Charitable remainder trust. The bioentrepreneur irrevocably delivers securities to a trust and designates an income beneficiary, who receives a lifetime cash flow, and charitable beneficiaries. Because the property is removed from his or her estate, the bioentrepreneur will benefit from a charitable income tax deduction. (The downside is that the bioentrepreneur does not own or control the stock anymore, even if he or she is still relatively young.)
Borrowing on margin. The bioentrepreneur can obtain a loan collateralized by the concentrated biotech equity position to increase liquidity and achieve diversification through reinvestment of the loan proceeds. In this instance, the interest expense is generally tax deductible against an equal amount of net investment income.
However, borrowing on margin does not hedge against future declines in the value of the biotech stock.
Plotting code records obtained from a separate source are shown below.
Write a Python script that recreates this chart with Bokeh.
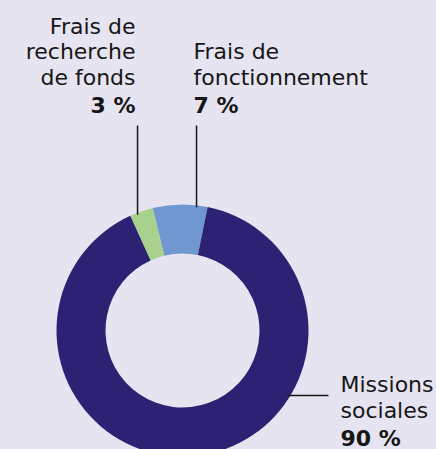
import math
from bokeh.plotting import figure
from bokeh.models import Range1d, ColumnDataSource
from bokeh.core.properties import value
from bokeh.embed import file_html
from bokeh.resources import INLINE

# ---- data ----
categories = ["Frais de fonctionnement", "Frais de recherche de fonds", "Missions sociales"]
values = [7, 3, 90]
pct_labels = ["7 %", "3 %", "90 %"]
name_lines = [["Frais de", "fonctionnement"], ["Frais de", "recherche", "de fonds"], ["Missions", "sociales"]]
colors = ["#7097cf", "#a7d18c", "#2c2273"]

BG = "#e6e4f1"
INK = "#161616"
W, H = 436, 449

p = figure(width=W, height=H, output_backend="svg", toolbar_location=None,
           x_range=Range1d(0, W), y_range=Range1d(0, H), min_border=0)
p.axis.visible = False
p.grid.visible = False
p.outline_line_color = None
p.background_fill_color = BG
p.border_fill_color = BG

cx, cy = 182, 119
R_out, R_in = 126, 77
start = math.radians(78.5)

total = sum(values)
starts, ends = [], []
a = start
for v in values:
    starts.append(a)
    a += 2 * math.pi * v / total
    ends.append(a)

src = ColumnDataSource(dict(cat=categories, val=values, start=starts, end=ends, color=colors))
p.annular_wedge(x=cx, y=cy, inner_radius=R_in, outer_radius=R_out, start_angle="start",
                end_angle="end", direction="anticlock", fill_color="color", line_color=None,
                source=src)

# leader lines
def ring_pt(deg):
    t = math.radians(deg)
    return cx + R_out * math.cos(t), cy + R_out * math.sin(t)

top_y = H - 125
xr, yr = ring_pt(83.6)
xl, yl = ring_pt(110.9)
p.segment(x0=[xr, xl], y0=[yr - 2, yl - 2], x1=[xr, xl], y1=[top_y, top_y], line_color=INK, line_width=1.5)
dy = -65
xm = cx + math.sqrt(R_out**2 - dy**2)
p.segment(x0=[xm - 2], y0=[cy + dy], x1=[xm + 38], y1=[cy + dy], line_color=INK, line_width=1.5)

FS = "22px"
FONT = value("DejaVu Sans")
SHIFT = 8.5

def label(x, last_base, lines, pct, align):
    n = len(lines)
    ys = [last_base + SHIFT + 25.5 * (n - 1 - i) for i in range(n)]
    p.text(x=[x] * n, y=ys, text=lines, text_font=FONT, text_font_size=FS,
           text_color=INK, text_align=align, text_baseline="alphabetic")
    p.text(x=[x], y=[last_base + SHIFT - 28], text=[pct], text_font=FONT, text_font_size=FS,
           text_font_style="bold", text_color=INK, text_align=align, text_baseline="alphabetic")

# baselines in figure coords (figure y = H - page y)
label(193, H - 85, name_lines[0], pct_labels[0], "left")
label(135, H - 85, name_lines[1], pct_labels[1], "right")
label(340, H - 418, name_lines[2], pct_labels[2], "left")

html = file_html(p, INLINE)
html = html.replace("<body>", '<body style="margin:0;overflow:hidden;background:%s">' % BG, 1)
html = html.replace("<html", '<html style="background:%s"' % BG, 1)
open("out.html", "w").write(html)
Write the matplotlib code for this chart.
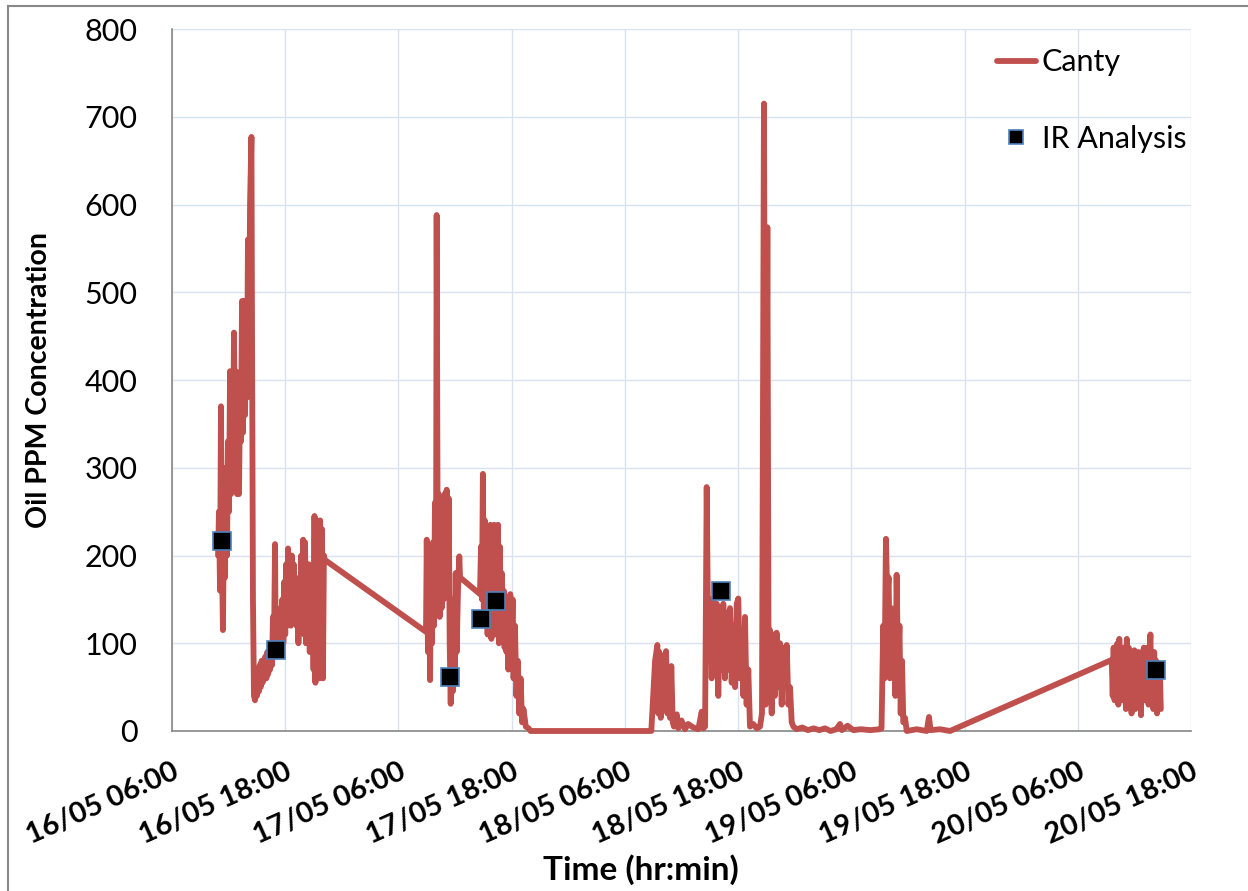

There is margin call risk if the share price drops significantly, especially during industry recession or specific problems with a company.
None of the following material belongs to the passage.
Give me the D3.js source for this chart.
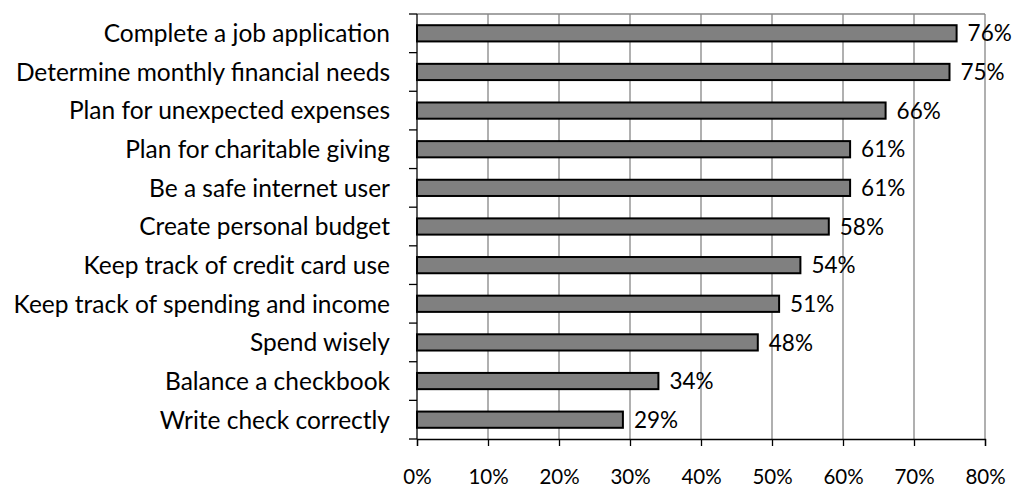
<!DOCTYPE html>
<html>
<head>
<meta charset="utf-8">
<script src="https://cdn.jsdelivr.net/npm/d3@7/dist/d3.min.js"></script>
<style>
  html, body { margin: 0; padding: 0; background: #fff; }
  svg text { font-family: Lato, "Open Sans", sans-serif; fill: #000; }
</style>
</head>
<body>
<svg id="chart" width="1014" height="487"></svg>
<script>
// Share of respondents per skill (percent)
const categories = [
  "Complete a job application",
  "Determine monthly financial needs",
  "Plan for unexpected expenses",
  "Plan for charitable giving",
  "Be a safe internet user",
  "Create personal budget",
  "Keep track of credit card use",
  "Keep track of spending and income",
  "Spend wisely",
  "Balance a checkbook",
  "Write check correctly"
];
const values = [76, 75, 66, 61, 61, 58, 54, 51, 48, 34, 29];
const tickValues = [0, 10, 20, 30, 40, 50, 60, 70, 80];

const svg = d3.select("#chart");
const plotLeft = 417, plotRight = 985, plotTop = 14, plotBottom = 439;

const x = d3.scaleLinear().domain([0, 80]).range([plotLeft, plotRight]);
const y = d3.scaleBand().domain(categories).range([plotTop, plotBottom]).paddingInner(0.58).paddingOuter(0.29);
const band = (plotBottom - plotTop) / categories.length;

// vertical gridlines
svg.append("g").selectAll("line").data(tickValues.slice(1)).join("line")
  .attr("x1", d => x(d)).attr("x2", d => x(d))
  .attr("y1", plotTop).attr("y2", plotBottom)
  .attr("stroke", "#868686").attr("stroke-width", 1.3);

// top border
svg.append("line").attr("x1", plotLeft).attr("x2", plotRight).attr("y1", plotTop).attr("y2", plotTop)
  .attr("stroke", "#868686").attr("stroke-width", 1.3);

// bars
svg.append("g").selectAll("rect").data(values).join("rect")
  .attr("x", x(0))
  .attr("y", (d, i) => y(categories[i]))
  .attr("width", d => x(d) - x(0))
  .attr("height", y.bandwidth())
  .attr("fill", "#808080")
  .attr("stroke", "#000")
  .attr("stroke-width", 2);

// value labels
svg.append("g").selectAll("text").data(values).join("text")
  .attr("x", d => x(d) + 11)
  .attr("y", (d, i) => y(categories[i]) + y.bandwidth() / 2)
  .attr("dy", "0.36em")
  .attr("font-size", 22.5)
  .text(d => d + "%");

// left axis with ticks at band boundaries
const yAxis = svg.append("g");
yAxis.append("line").attr("x1", plotLeft).attr("x2", plotLeft).attr("y1", plotTop).attr("y2", plotBottom)
  .attr("stroke", "#000").attr("stroke-width", 1.3);
yAxis.selectAll("line.tick").data(d3.range(categories.length + 1)).join("line")
  .attr("class", "tick")
  .attr("x1", plotLeft - 8).attr("x2", plotLeft)
  .attr("y1", i => plotTop + i * band).attr("y2", i => plotTop + i * band)
  .attr("stroke", "#000").attr("stroke-width", 1.3);
yAxis.selectAll("text").data(categories).join("text")
  .attr("x", 390)
  .attr("y", d => y(d) + y.bandwidth() / 2)
  .attr("dy", "0.36em")
  .attr("text-anchor", "end")
  .attr("font-size", 24.5)
  .text(d => d);

// bottom axis
const xAxis = svg.append("g").attr("transform", `translate(0,${plotBottom})`)
  .call(d3.axisBottom(x).tickValues(tickValues).tickSize(7).tickFormat(d => d + "%"));
xAxis.select(".domain").attr("stroke", "#000").attr("stroke-width", 1.3);
xAxis.selectAll(".tick line").attr("stroke", "#000").attr("stroke-width", 1.3);
xAxis.selectAll(".tick text")
  .attr("y", 38).attr("dy", "0.36em")
  .attr("font-size", 20.5)
  .style("font-family", "Lato, 'Open Sans', sans-serif");
</script>
</body>
</html>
Although bioentrepreneurs with concentrated biotechnology equity positions may be exposed to the high risks associated with the volatility of their portfolio, the decision to diversify is not an easy one. Several factors should be taken into account:
• The percentage of net worth of the bioentrepreneur represented by the concentrated biotech equity position
• The inbuilt capital gain and associated tax rate
• The bioentrepreneur's investment time horizon and objectives. (Over a long period of time, a single solid biotechnology company's stock could out-perform the market.)
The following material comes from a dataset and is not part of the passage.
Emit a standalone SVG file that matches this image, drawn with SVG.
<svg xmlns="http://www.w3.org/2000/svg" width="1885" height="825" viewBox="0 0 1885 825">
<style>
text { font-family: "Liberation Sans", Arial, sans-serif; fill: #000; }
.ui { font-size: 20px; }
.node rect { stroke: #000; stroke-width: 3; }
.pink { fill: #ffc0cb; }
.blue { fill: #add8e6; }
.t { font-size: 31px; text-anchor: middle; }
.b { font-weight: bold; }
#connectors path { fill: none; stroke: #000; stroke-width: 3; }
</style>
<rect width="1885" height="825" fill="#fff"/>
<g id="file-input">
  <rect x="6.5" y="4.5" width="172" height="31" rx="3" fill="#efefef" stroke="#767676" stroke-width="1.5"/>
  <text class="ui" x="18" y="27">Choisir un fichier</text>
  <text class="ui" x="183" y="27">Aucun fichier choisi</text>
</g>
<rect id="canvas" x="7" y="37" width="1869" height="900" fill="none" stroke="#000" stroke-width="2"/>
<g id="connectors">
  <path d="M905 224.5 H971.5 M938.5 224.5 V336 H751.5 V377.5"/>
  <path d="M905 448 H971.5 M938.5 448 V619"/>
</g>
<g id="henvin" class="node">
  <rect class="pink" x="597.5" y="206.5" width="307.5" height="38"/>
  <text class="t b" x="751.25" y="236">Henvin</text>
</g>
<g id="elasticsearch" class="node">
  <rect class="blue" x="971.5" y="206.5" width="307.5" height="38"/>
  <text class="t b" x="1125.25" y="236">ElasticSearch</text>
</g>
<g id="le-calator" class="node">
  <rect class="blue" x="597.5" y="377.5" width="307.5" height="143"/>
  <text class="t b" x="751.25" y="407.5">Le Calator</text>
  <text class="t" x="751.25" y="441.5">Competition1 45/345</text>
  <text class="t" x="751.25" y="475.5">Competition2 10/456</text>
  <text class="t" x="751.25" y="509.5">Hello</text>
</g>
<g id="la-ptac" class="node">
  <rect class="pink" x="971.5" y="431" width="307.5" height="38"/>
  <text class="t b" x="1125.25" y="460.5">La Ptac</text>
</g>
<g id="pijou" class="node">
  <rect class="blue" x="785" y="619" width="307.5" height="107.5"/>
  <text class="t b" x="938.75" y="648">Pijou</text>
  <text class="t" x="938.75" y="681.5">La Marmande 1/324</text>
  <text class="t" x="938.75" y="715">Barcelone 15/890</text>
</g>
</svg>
• The perceived strength of the underlying security.
Be aware that the particular strategy chosen will depend on each bioentrepreneur's unique situation and his or her personal goals. Bioentrepreneurs should consult their legal, tax, and investment advisors about the suitability and risks inherent in their chosen strategies before making a transaction. And they should always remember: past returns are not necessarily indicative of future performance.